Figure scripts ▸

+===+

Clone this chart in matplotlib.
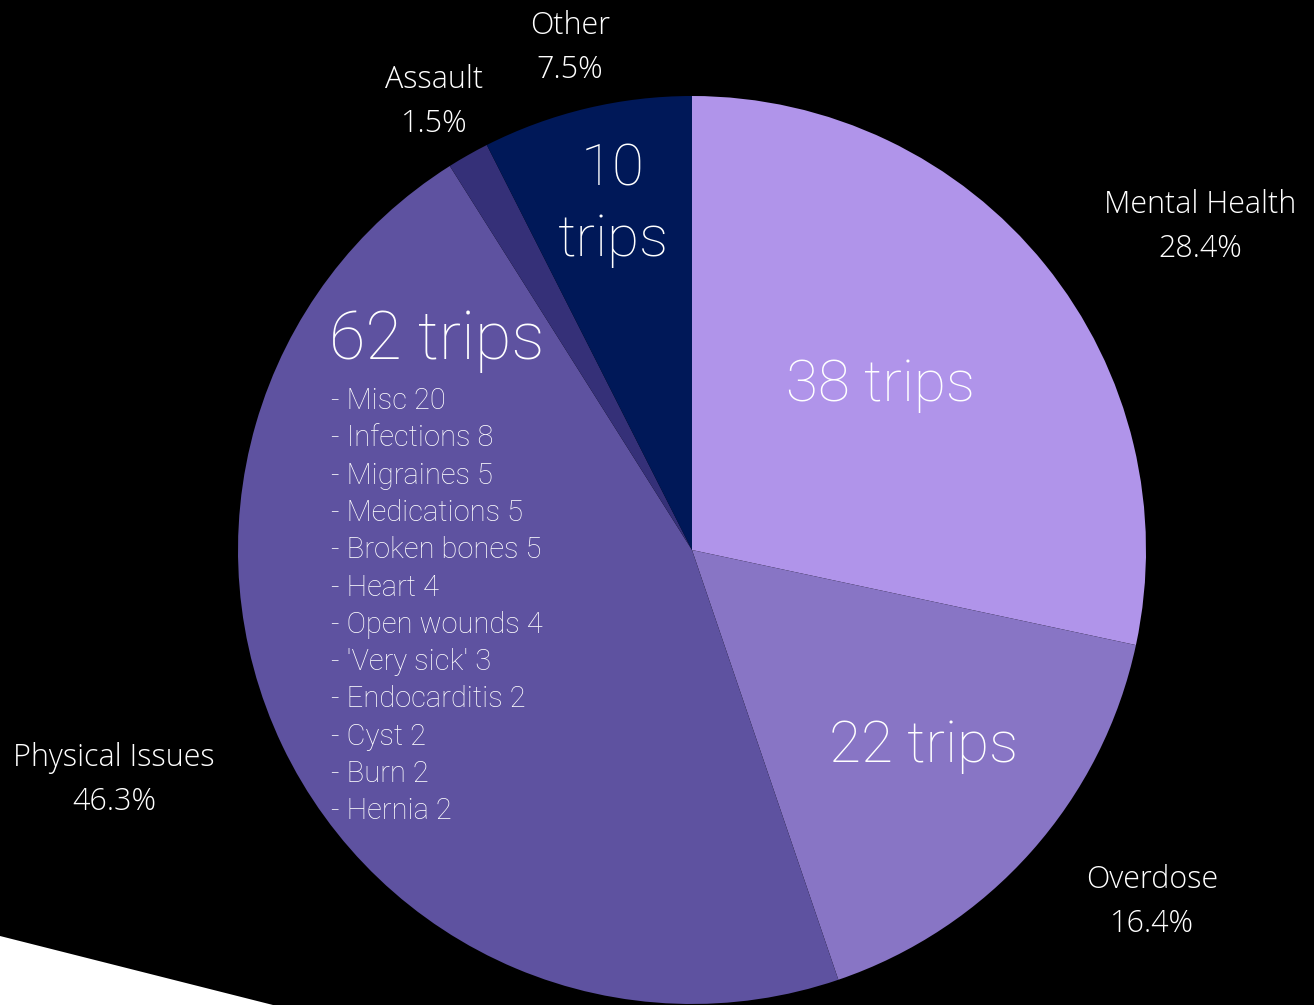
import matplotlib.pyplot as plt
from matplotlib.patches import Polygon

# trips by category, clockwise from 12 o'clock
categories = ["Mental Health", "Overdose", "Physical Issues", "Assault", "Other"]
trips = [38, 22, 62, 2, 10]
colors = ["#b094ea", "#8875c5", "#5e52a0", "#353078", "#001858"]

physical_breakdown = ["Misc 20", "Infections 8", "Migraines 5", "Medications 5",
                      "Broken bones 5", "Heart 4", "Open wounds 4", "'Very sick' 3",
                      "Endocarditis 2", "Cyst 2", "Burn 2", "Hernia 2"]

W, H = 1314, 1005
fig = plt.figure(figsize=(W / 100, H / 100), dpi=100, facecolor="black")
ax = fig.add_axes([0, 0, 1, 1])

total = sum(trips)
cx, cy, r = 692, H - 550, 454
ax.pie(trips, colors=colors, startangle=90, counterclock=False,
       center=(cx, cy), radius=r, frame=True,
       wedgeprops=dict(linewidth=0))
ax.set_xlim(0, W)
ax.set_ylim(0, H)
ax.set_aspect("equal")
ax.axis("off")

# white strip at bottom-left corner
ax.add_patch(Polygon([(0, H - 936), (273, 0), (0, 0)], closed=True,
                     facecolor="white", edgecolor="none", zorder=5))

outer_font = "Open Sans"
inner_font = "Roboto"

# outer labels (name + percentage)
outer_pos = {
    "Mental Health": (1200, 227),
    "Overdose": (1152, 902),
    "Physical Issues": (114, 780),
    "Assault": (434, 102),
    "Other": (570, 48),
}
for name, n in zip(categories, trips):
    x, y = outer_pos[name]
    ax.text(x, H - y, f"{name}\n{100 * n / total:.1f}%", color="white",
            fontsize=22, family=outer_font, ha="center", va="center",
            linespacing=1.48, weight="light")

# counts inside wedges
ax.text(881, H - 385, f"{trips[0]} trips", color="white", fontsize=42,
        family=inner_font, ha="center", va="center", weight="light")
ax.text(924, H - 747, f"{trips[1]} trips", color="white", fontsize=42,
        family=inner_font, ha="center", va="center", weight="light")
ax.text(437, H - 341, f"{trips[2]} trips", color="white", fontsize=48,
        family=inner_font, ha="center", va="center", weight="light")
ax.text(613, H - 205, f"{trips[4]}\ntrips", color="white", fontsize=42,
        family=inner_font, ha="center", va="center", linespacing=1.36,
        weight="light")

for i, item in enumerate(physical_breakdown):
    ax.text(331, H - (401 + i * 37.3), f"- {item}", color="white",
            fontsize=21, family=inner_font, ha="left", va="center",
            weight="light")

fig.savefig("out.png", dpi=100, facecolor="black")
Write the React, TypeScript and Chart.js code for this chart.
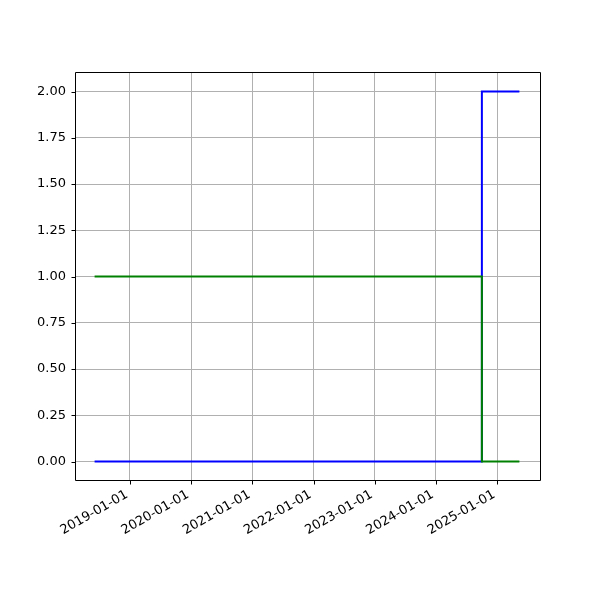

+===+

WHAT TO WORK ON ▸ Copy out each line exactly, without the pictures.

EXPECTED OUTPUT ▸
Clone this chart in matplotlib.
import matplotlib.pyplot as plt
from matplotlib.patches import Polygon

# trips by category, clockwise from 12 o'clock
categories = ["Mental Health", "Overdose", "Physical Issues", "Assault", "Other"]
trips = [38, 22, 62, 2, 10]
colors = ["#b094ea", "#8875c5", "#5e52a0", "#353078", "#001858"]

physical_breakdown = ["Misc 20", "Infections 8", "Migraines 5", "Medications 5",
                      "Broken bones 5", "Heart 4", "Open wounds 4", "'Very sick' 3",
                      "Endocarditis 2", "Cyst 2", "Burn 2", "Hernia 2"]

W, H = 1314, 1005
fig = plt.figure(figsize=(W / 100, H / 100), dpi=100, facecolor="black")
ax = fig.add_axes([0, 0, 1, 1])

total = sum(trips)
cx, cy, r = 692, H - 550, 454
ax.pie(trips, colors=colors, startangle=90, counterclock=False,
       center=(cx, cy), radius=r, frame=True,
       wedgeprops=dict(linewidth=0))
ax.set_xlim(0, W)
ax.set_ylim(0, H)
ax.set_aspect("equal")
ax.axis("off")

# white strip at bottom-left corner
ax.add_patch(Polygon([(0, H - 936), (273, 0), (0, 0)], closed=True,
                     facecolor="white", edgecolor="none", zorder=5))

outer_font = "Open Sans"
inner_font = "Roboto"

# outer labels (name + percentage)
outer_pos = {
    "Mental Health": (1200, 227),
    "Overdose": (1152, 902),
    "Physical Issues": (114, 780),
    "Assault": (434, 102),
    "Other": (570, 48),
}
for name, n in zip(categories, trips):
    x, y = outer_pos[name]
    ax.text(x, H - y, f"{name}\n{100 * n / total:.1f}%", color="white",
            fontsize=22, family=outer_font, ha="center", va="center",
            linespacing=1.48, weight="light")

# counts inside wedges
ax.text(881, H - 385, f"{trips[0]} trips", color="white", fontsize=42,
        family=inner_font, ha="center", va="center", weight="light")
ax.text(924, H - 747, f"{trips[1]} trips", color="white", fontsize=42,
        family=inner_font, ha="center", va="center", weight="light")
ax.text(437, H - 341, f"{trips[2]} trips", color="white", fontsize=48,
        family=inner_font, ha="center", va="center", weight="light")
ax.text(613, H - 205, f"{trips[4]}\ntrips", color="white", fontsize=42,
        family=inner_font, ha="center", va="center", linespacing=1.36,
        weight="light")

for i, item in enumerate(physical_breakdown):
    ax.text(331, H - (401 + i * 37.3), f"- {item}", color="white",
            fontsize=21, family=inner_font, ha="left", va="center",
            weight="light")

fig.savefig("out.png", dpi=100, facecolor="black")
Write the React, TypeScript and Chart.js code for this chart.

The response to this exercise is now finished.